February 1971 TC Dora

February 1972 TC Daisy

March 1972 TC Emily

January 1974 TC Wanda

March 1974 TC Zoe

February 1976 TC Beth

March 1976 TC Dawn

February 1981 TC Cliff

March 1992 TC Fran

TC Nancy (January 1990) came close but did not actually cross the coast.

TC Marcia in February 2015 crossed the coast near Shoalwater Bay before moving south over Rockhampton.

There is also an impressive list of cyclones which have caused deaths and wind, wave, and flooding damage in NSW.   These include cyclones from 1892.  Included are:

March 1939, TC crossed the coast at Cape Byron.

January 1950   The Sydney cyclone of 1950, when the pressure dropped to 988 hPa in Sydney.

February 1954, TC crossed the coast at Tweed Heads, where the pressure dropped to 973 hPa.

February 1957 TC crossed the coast south of Port Macquarie.

January 1967 TC Dinah caused a large storm surge in the Tweed River.

February 1967 TC Barbara crossed the coast near Lismore.

March 1974 TC Zoe crossed the coast just north of the border and travelled through northern NSW.

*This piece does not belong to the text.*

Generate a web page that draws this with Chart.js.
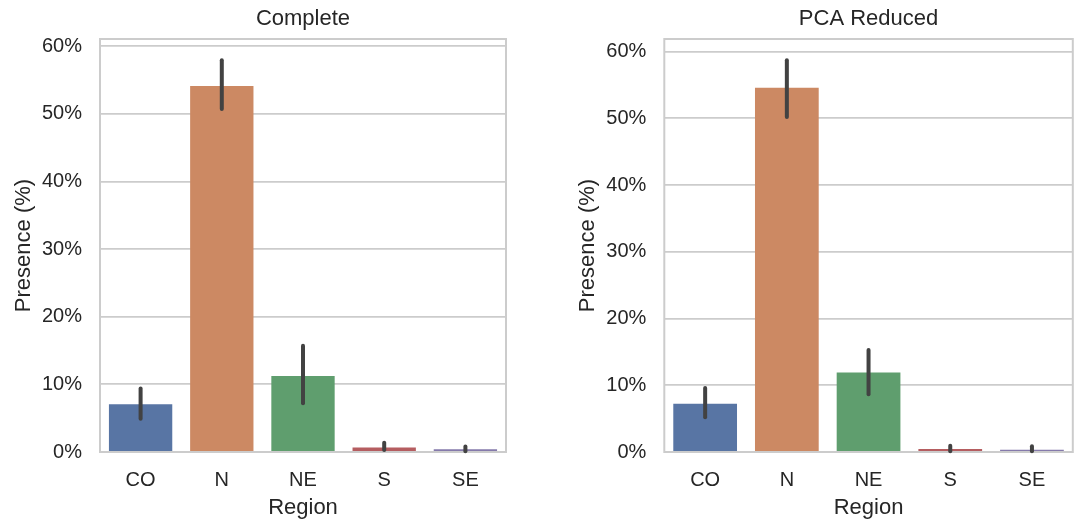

January 1990  TC Nancy did not cross the coast but passed about 50km east of Cape Byron.

The Reality

Contrary to Minister Crawford’s claim, and the media’s breathless and uncritical reporting, tropical cyclones in the past 48 years have decreased in number and intensity, and the proportion of severe tropical cyclones has also decreased.  Predictions of future trends are purely speculative.  The current 26 year lull in tropical cyclones hitting the south of Queensland and northern NSW is unusual.  In the past it was normal for cyclones to strike much further south than they do now.  We should not become complacent.